Sonra, kedinin pisliğini örtmesi misali insanlık suçlarını ortadan kaldırmak için, ceset dolu enkazı ihaleye çıkarmış kaldırtıp doğaya serpmişlerdi. Filistinli çocuk ve kadınlarına ağlayanlar, Kürt çocuk ve kadınlarının özel yetiştirilmiş katillerin nişangahına oturtulmasını unutuyorlardı...
Boşuna aramayın, utanma yok bunlarda. İsrail’i işgalcilikle suçlayanlar, Kurdistan’ın üç parçasında (Kuzey, Güney ve Rojava) işgalciler. İşgal toprakları ayrı ayrı üstü açık hapishane. 

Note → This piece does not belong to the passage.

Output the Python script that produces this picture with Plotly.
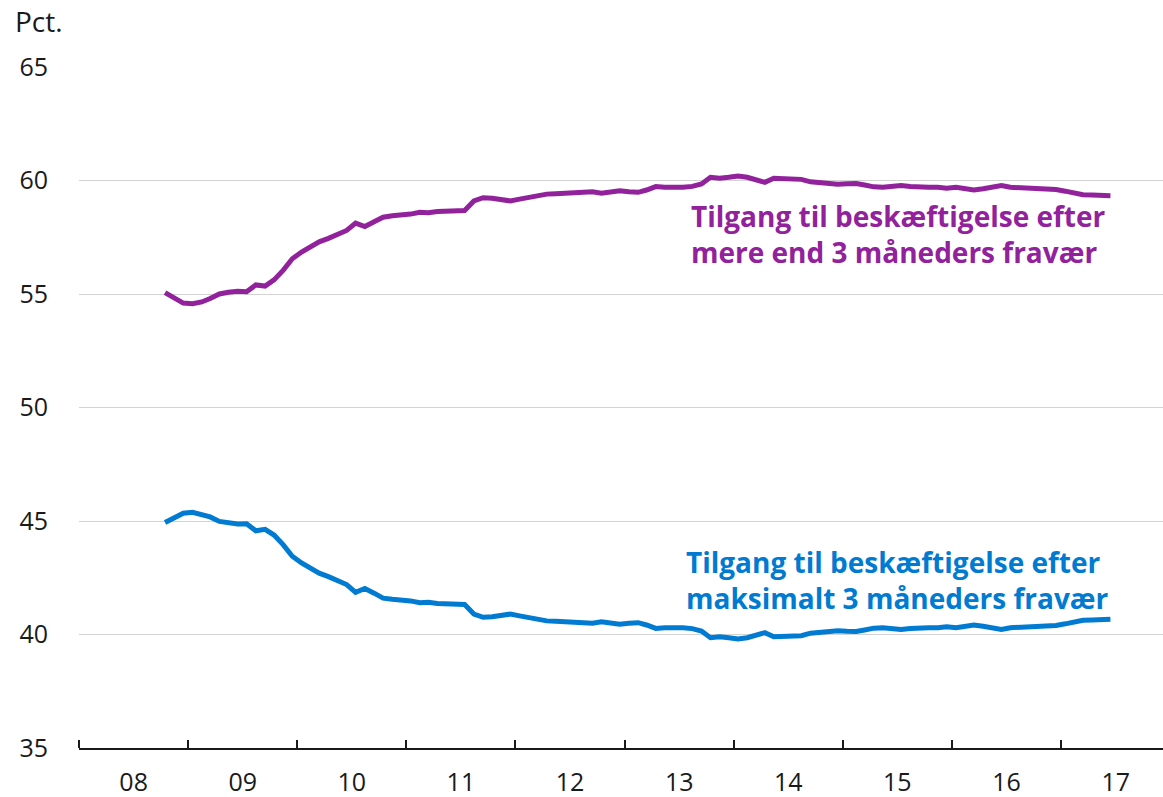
import pandas as pd
import plotly.graph_objects as go

start_month = "2008-10-01"

purple_vals = [
    55.06, 54.85, 54.60, 54.57, 54.65, 54.80, 55.00, 55.08, 55.12, 55.10,
    55.40, 55.35, 55.62, 56.05, 56.55, 56.85, 57.08, 57.30, 57.45, 57.60,
    57.80, 58.12, 57.97, 58.18, 58.38, 58.45, 58.48, 58.52, 58.60, 58.58,
    58.63, 58.65, 58.66, 58.68, 59.10, 59.24, 59.22, 59.16, 59.10, 59.18,
    59.25, 59.37, 59.40, 59.42, 59.44, 59.44, 59.45, 59.50, 59.44, 59.52,
    59.55, 59.50, 59.48, 59.58, 59.73, 59.70, 59.68, 59.70, 59.74, 59.85,
    60.14, 60.10, 60.14, 60.20, 60.14, 60.06, 59.92, 60.10, 60.08, 60.05,
    60.05, 59.94, 59.90, 59.86, 59.84, 59.86, 59.87, 59.80, 59.72, 59.70,
    59.75, 59.78, 59.74, 59.70, 59.70, 59.70, 59.66, 59.70, 59.63, 59.58,
    59.64, 59.70, 59.78, 59.70, 59.68, 59.70, 59.65, 59.62, 59.60, 59.53,
    59.45, 59.37, 59.36, 59.37, 59.33,
]

blue_vals = [
    44.93, 45.15, 45.34, 45.38, 45.30, 45.18, 44.98, 44.90, 44.87, 44.88,
    44.57, 44.63, 44.38, 43.95, 43.45, 43.15, 42.92, 42.70, 42.55, 42.40,
    42.20, 41.86, 42.03, 41.82, 41.60, 41.55, 41.52, 41.48, 41.40, 41.42,
    41.37, 41.35, 41.34, 41.32, 40.90, 40.76, 40.78, 40.84, 40.90, 40.82,
    40.75, 40.63, 40.60, 40.58, 40.56, 40.56, 40.55, 40.50, 40.56, 40.48,
    40.45, 40.50, 40.52, 40.42, 40.27, 40.30, 40.32, 40.30, 40.26, 40.15,
    39.86, 39.90, 39.86, 39.80, 39.86, 39.94, 40.08, 39.90, 39.92, 39.95,
    39.95, 40.06, 40.10, 40.14, 40.16, 40.14, 40.13, 40.20, 40.28, 40.30,
    40.25, 40.22, 40.26, 40.30, 40.30, 40.30, 40.34, 40.30, 40.37, 40.42,
    40.36, 40.30, 40.22, 40.30, 40.32, 40.30, 40.35, 40.38, 40.40, 40.47,
    40.55, 40.63, 40.64, 40.63, 40.67,
]

purple_label = "Tilgang til beskæftigelse efter<br>mere end 3 måneders fravær"
blue_label = "Tilgang til beskæftigelse efter<br>maksimalt 3 måneders fravær"
y_unit = "Pct."

dates = pd.date_range(start_month, periods=len(purple_vals), freq="MS") + pd.Timedelta(days=14)

PURPLE = "#92229c"
BLUE = "#007bd1"
FONT = "Open Sans"

fig = go.Figure()
fig.add_trace(go.Scatter(x=dates, y=purple_vals, mode="lines",
                         line=dict(color=PURPLE, width=5), showlegend=False))
fig.add_trace(go.Scatter(x=dates, y=blue_vals, mode="lines",
                         line=dict(color=BLUE, width=5), showlegend=False))

fig.add_annotation(text=purple_label, xref="paper", yref="y", x=0.5625, y=57.64,
                   xanchor="left", yanchor="middle", align="left", showarrow=False,
                   font=dict(family=FONT, size=28, color=PURPLE, weight="bold"))
fig.add_annotation(text=blue_label, xref="paper", yref="y", x=0.5585, y=42.40,
                   xanchor="left", yanchor="middle", align="left", showarrow=False,
                   font=dict(family=FONT, size=28, color=BLUE, weight="bold"))
fig.add_annotation(text=y_unit, xref="paper", yref="paper", x=0, y=1,
                   xshift=-66, yshift=46, xanchor="left", yanchor="middle",
                   showarrow=False, font=dict(family=FONT, size=28, color="#1a1a1a"))

fig.update_layout(
    width=1163, height=797,
    margin=dict(l=79, r=0, t=67, b=49),
    plot_bgcolor="white", paper_bgcolor="white",
    font=dict(family=FONT, size=25, color="#1a1a1a"),
)
fig.update_xaxes(
    range=["2008-01-01", "2017-12-08"], automargin=False,
    dtick="M12", tick0="2008-01-01", tickformat="%y", ticklabelmode="period",
    ticks="inside", ticklen=8, tickwidth=1.5, tickcolor="#1a1a1a",
    showline=True, linecolor="#1a1a1a", linewidth=1.5,
    showgrid=False, zeroline=False, ticklabelstandoff=11,
)
fig.update_yaxes(
    range=[35, 65], dtick=5, tick0=35, automargin=False,
    showgrid=True, gridcolor="#d3d3d3", gridwidth=1,
    zeroline=False, showline=False, ticks="", ticklabelstandoff=30,
)

fig.write_html(
    "out.html",
    config={"displayModeBar": False},
    post_script="document.body.style.margin='0';document.body.style.overflow='hidden';",
)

Rojava’da IŞİD‘le beraber, bir bütündü. Birlikte işgale ve Kürt kırımına çıktılar. IŞİD, Efrîn’de bunların kara gücüydü. Efrîn, Serêkanîyê, Gre Sıpî Kürt şehirleriydi. Bugün Kürtlerin adı yok. Dilleri yasak, izleri silik. Oralarda, ölümden kurtulan Kürtlerin, malları mülklerine çöktüler. IŞİD’le birlikte hırsızlık, soygun yaptılar. Kürtler’in evleri, arazilerine Çin’den, Çeçenistan, Özbekistan, Afganistan’dan getirdikleri kiralık katilleri yerleştiriler.
Bunlar Gazze’de insan maskeli ama Rojava’da IŞİD. İsrail’i kınarken, Rojava’da köyleri, insanların temel ihtiyacı su depoları, buğday silolarını bombalıyor, camileri, okulları yerle bir ediyor, çocukları, kadınları kırıyorlardı. Sonra dünya alemden IŞİD olduklarını saklama rolünde, boy aynası karşısına geçip İsrail’i suçlarken, kendi yüzlerine tükürüyorlardı.